Crow Creek Nation educator, singer and activist

Greg Grey Cloud is a Crow Creek Nation educator, singer and activist. Grey Cloud is a co-founder of Wica Agli, a non-profit to end violence against women, children, and in general in the community. He is a notable ecologist and defender of Native American rights; gaining national attention when he sang an Honor Song in the Senate after the Keystone XL Pipeline bill was defeated, and in leading the Spirit Riders to protect the Standing Rock Sioux Reservation affected by the construction of the Dakota Access Pipeline.

==Activism==
On November 18, 2014, Grey Cloud met with Senator Tim Johnson and other lawmakers about the proposed Keystone XL Pipeline. After the narrow vote of 59-41 by senators defeating the measure, Grey Cloud stood and sang a traditional song to honor the senators. Elizabeth Warren, who had the gavel at the time of the decision, called security and had Grey Cloud and the others in the group arrested. Grey Cloud explained: "I wasn't chanting. It wasn't an outburst. It was a song of honor, honoring the senators, the hard work and courage for standing up and saying no to Big Oil." At his appearance in court, all charges were dismissed.

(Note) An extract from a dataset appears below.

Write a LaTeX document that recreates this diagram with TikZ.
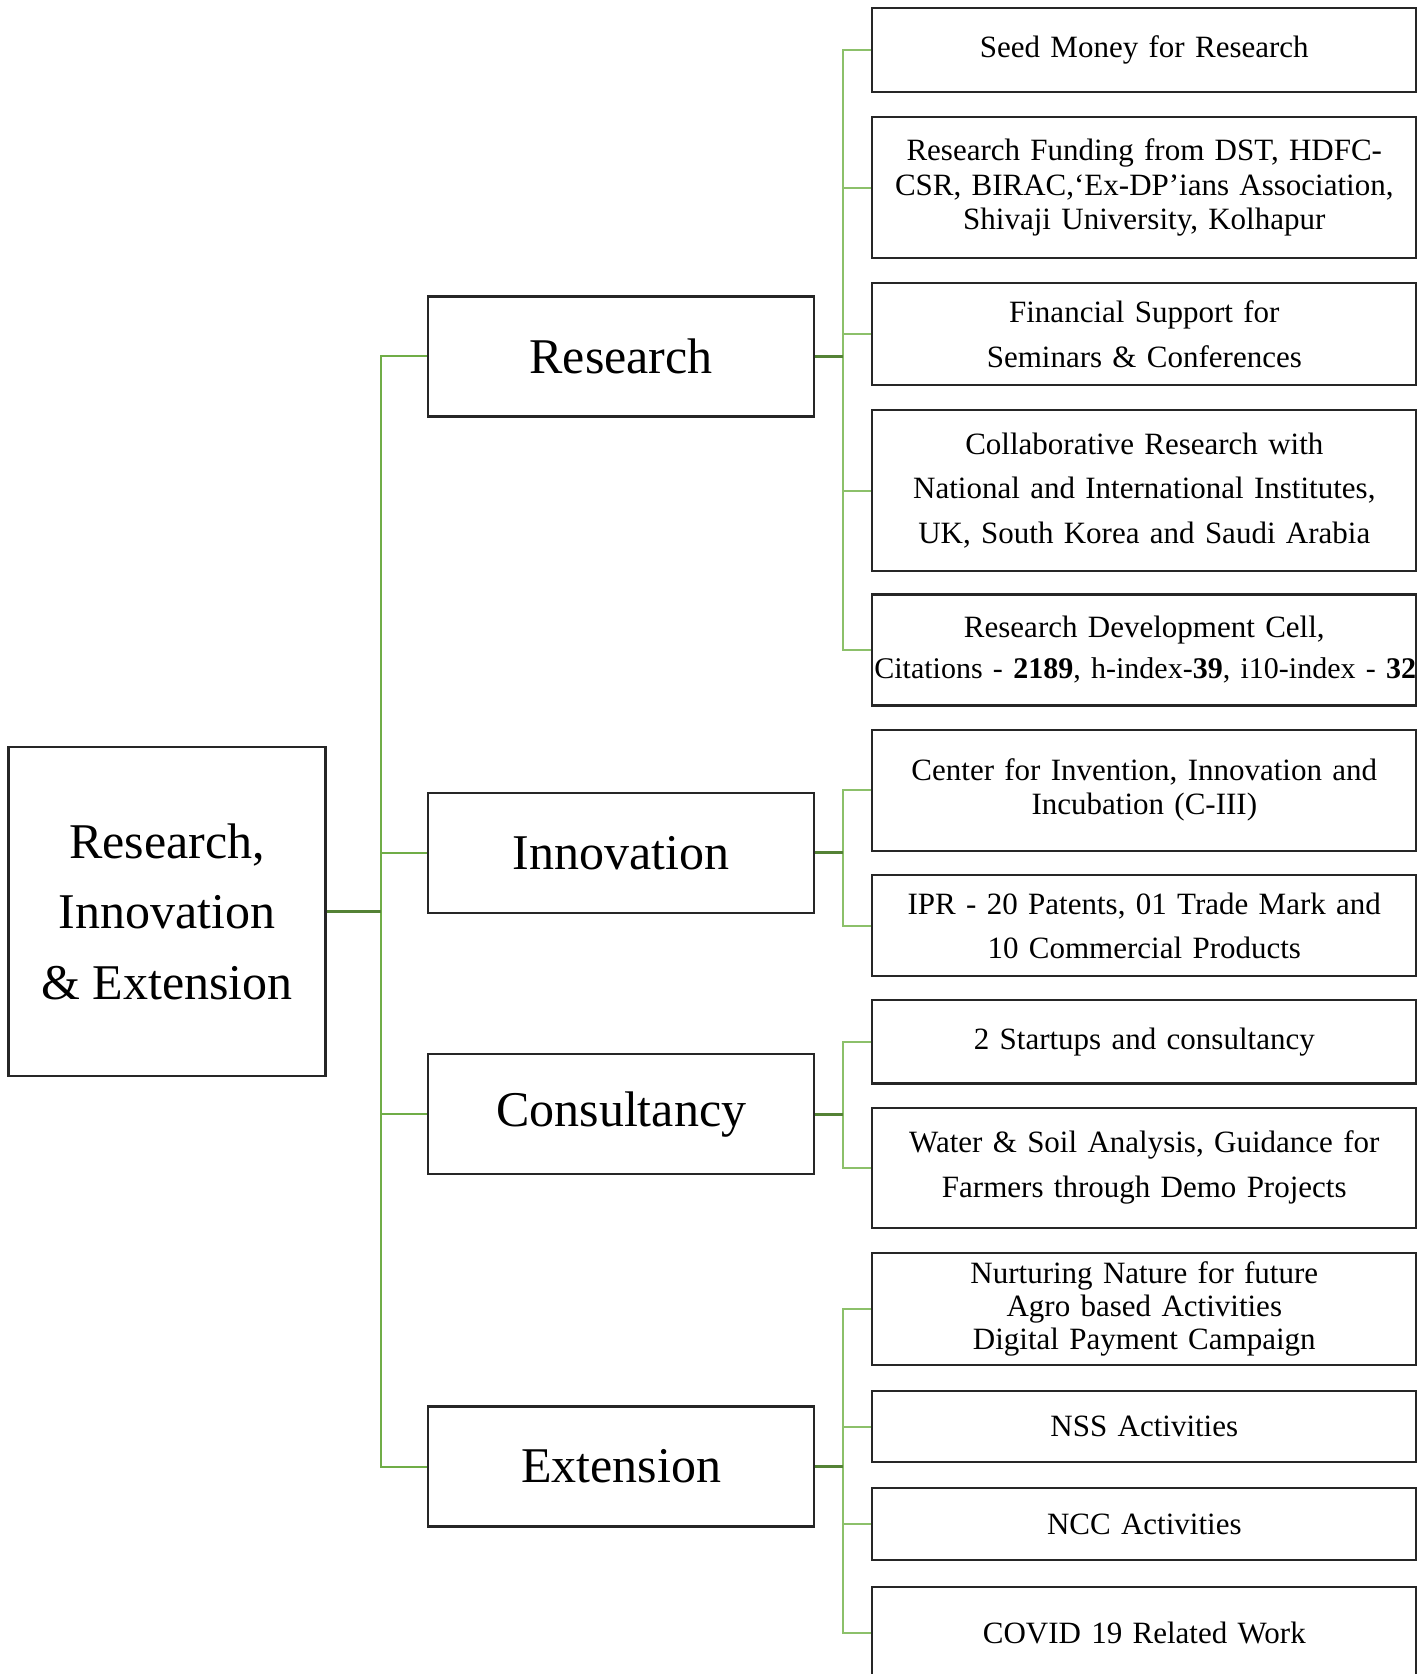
\documentclass[tikz,border=0pt]{standalone}
\usepackage{fontspec}
\setmainfont{Liberation Serif}

\definecolor{busgreen}{RGB}{112,173,71}
\definecolor{leafgreen}{RGB}{140,192,106}
\definecolor{stubgreen}{RGB}{84,130,53}

\tikzset{every picture/.style={line width=0.75pt}}
\tikzset{
  rootbox/.style={draw=black!85, line width=1.1pt, minimum width=158.5pt, minimum height=164.5pt, inner sep=0pt, align=center, font=\fontsize{25}{35.3}\selectfont},
  midbox/.style={draw=black!85, line width=1.1pt, minimum width=193pt, minimum height=60pt, inner sep=0pt, font=\fontsize{25}{30}\selectfont},
  leafbox/.style={draw=black!85, line width=1.1pt, minimum width=272pt, minimum height=#1, text width=270pt, inner sep=0pt, align=center},
  lines/.style={font=\fontsize{15.5}{#1}\selectfont},
  busline/.style={draw=busgreen, line width=1pt},
  leafline/.style={draw=leafgreen, line width=1pt},
  stubline/.style={draw=stubgreen, line width=1.5pt}
}

\begin{document}
\begin{tikzpicture}[x=0.5pt,y=0.5pt,yscale=-1,xscale=1]
\useasboundingbox (0,0) rectangle (1426,1674);

% Root Node
\draw (167,911.5) node [rootbox] (root) {Research,\\ Innovation\\ \& Extension};

% Text Node
\draw (621.2,356.5) node [midbox] (research) {Research};
% Text Node
\draw (621.2,852.8) node [midbox] (innovation) {Innovation};
% Text Node
\draw (621.2,1114.3) node [midbox] (consultancy) {Consultancy};
% Text Node
\draw (621.2,1466.5) node [midbox] (extension) {Extension};

% Text Node
\draw (1144.3,50) node [leafbox=41.7pt, lines=18] (seed) {Seed Money for Research};
% Text Node
\draw (1144.3,187.8) node [leafbox=70.5pt, lines=17.3] (funding) {Research Funding from DST, HDFC-\\CSR, BIRAC,‘Ex-DP’ians Association,\\Shivaji University, Kolhapur};
% Text Node
\draw (1144.3,334) node [leafbox=51.2pt, lines=22.5] (finsupport) {Financial Support for\\Seminars \& Conferences};
% Text Node
\draw (1144.3,490.5) node [leafbox=80.5pt, lines=22.2] (collab) {Collaborative Research with\\National and International Institutes,\\UK, South Korea and Saudi Arabia};
% Text Node
\draw (1144.3,650) node [leafbox=55.5pt, lines=20.5] (rdc) {Research Development Cell,\\{\fontsize{15}{20.5}\selectfont\mbox{Citations - \textbf{2189}, h-index-\textbf{39}, i10-index - \textbf{32}}}};
% Text Node
\draw (1144.3,790.3) node [leafbox=60.3pt, lines=17] (ciii) {Center for Invention, Innovation and\\Incubation (C-III)};
% Text Node
\draw (1144.3,925.5) node [leafbox=50.2pt, lines=22] (ipr) {IPR - 20 Patents, 01 Trade Mark and\\10 Commercial Products};
% Text Node
\draw (1144.3,1041.7) node [leafbox=41.7pt, lines=18] (startups) {2 Startups and consultancy};
% Text Node
\draw (1144.3,1167.8) node [leafbox=59.8pt, lines=22.5] (water) {Water \& Soil Analysis, Guidance for\\Farmers through Demo Projects};
% Text Node
\draw (1144.3,1309) node [leafbox=56pt, lines=16.3] (nurture) {Nurturing Nature for future\\Agro based Activities\\Digital Payment Campaign};
% Text Node
\draw (1144.3,1426.5) node [leafbox=35.5pt, lines=18] (nss) {NSS Activities};
% Text Node
\draw (1144.3,1524) node [leafbox=36.3pt, lines=18] (ncc) {NCC Activities};
% Text Node
\draw (1144.3,1633) node [leafbox=46pt, lines=18] (covid) {COVID 19 Related Work};

% Bus Points
\coordinate (mainbus) at (381,911.5);
\coordinate (resbus) at (843,356.5);
\coordinate (innbus) at (843,852.8);
\coordinate (conbus) at (843,1114.3);
\coordinate (extbus) at (843,1466.5);

%Straight Lines
\draw [busline] (mainbus) |- (research.west);
\draw [busline] (mainbus) |- (innovation.west);
\draw [busline] (mainbus) |- (consultancy.west);
\draw [busline] (mainbus) |- (extension.west);
\draw [stubline] (root.east) -- (mainbus);

%Straight Lines
\draw [leafline] (resbus) |- (seed.west);
\draw [leafline] (resbus) |- (funding.west);
\draw [leafline] (resbus) |- (finsupport.west);
\draw [leafline] (resbus) |- (collab.west);
\draw [leafline] (resbus) |- (rdc.west);
\draw [leafline] (innbus) |- (ciii.west);
\draw [leafline] (innbus) |- (ipr.west);
\draw [leafline] (conbus) |- (startups.west);
\draw [leafline] (conbus) |- (water.west);
\draw [leafline] (extbus) |- (nurture.west);
\draw [leafline] (extbus) |- (nss.west);
\draw [leafline] (extbus) |- (ncc.west);
\draw [leafline] (extbus) |- (covid.west);

%Straight Lines
\draw [stubline] (research.east) -- (resbus);
\draw [stubline] (innovation.east) -- (innbus);
\draw [stubline] (consultancy.east) -- (conbus);
\draw [stubline] (extension.east) -- (extbus);

\end{tikzpicture}
\end{document}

In the fall of 2016, Grey Cloud was on the front line blockade at the Dakota Access Pipeline protests, where Native American water protectors and their supporters were facing Dakota Access Pipeline security, local police, and police who had been brought in from other jurisdictions. Grey Cloud, on horseback in regalia and as part of a small group of people called the Spirit Riders, counted coup on the police.

Medicine men first painted our horses and used medicine carried by Crazy Horse before we dressed the horses. ... We counted coup on the police who were trying to keep the water protectors away. The police moved back and ran away so that the protectors could move forward and protect the land where our ancestors were buried.

Grey Cloud reported that on October 28, several of the Crow Creek horses and riders were chased by police from the Morton County Sheriffs office, riding ATVs, and shot with rubber bullets. The attack resulted in injuries to the riders and two horses, with one horse sustaining such severe and extensive injuries that he fell, and had to be euthanized.

As a visible member of the Dakota Access Pipeline resistance, Grey Cloud was one of the people interviewed about the increasing militarization of the DAPL security forces at Standing Rock, along with surveillance of water protectors, increasing media coverage and the ACLU, among other groups, issuing statements of solidarity with the water protectors.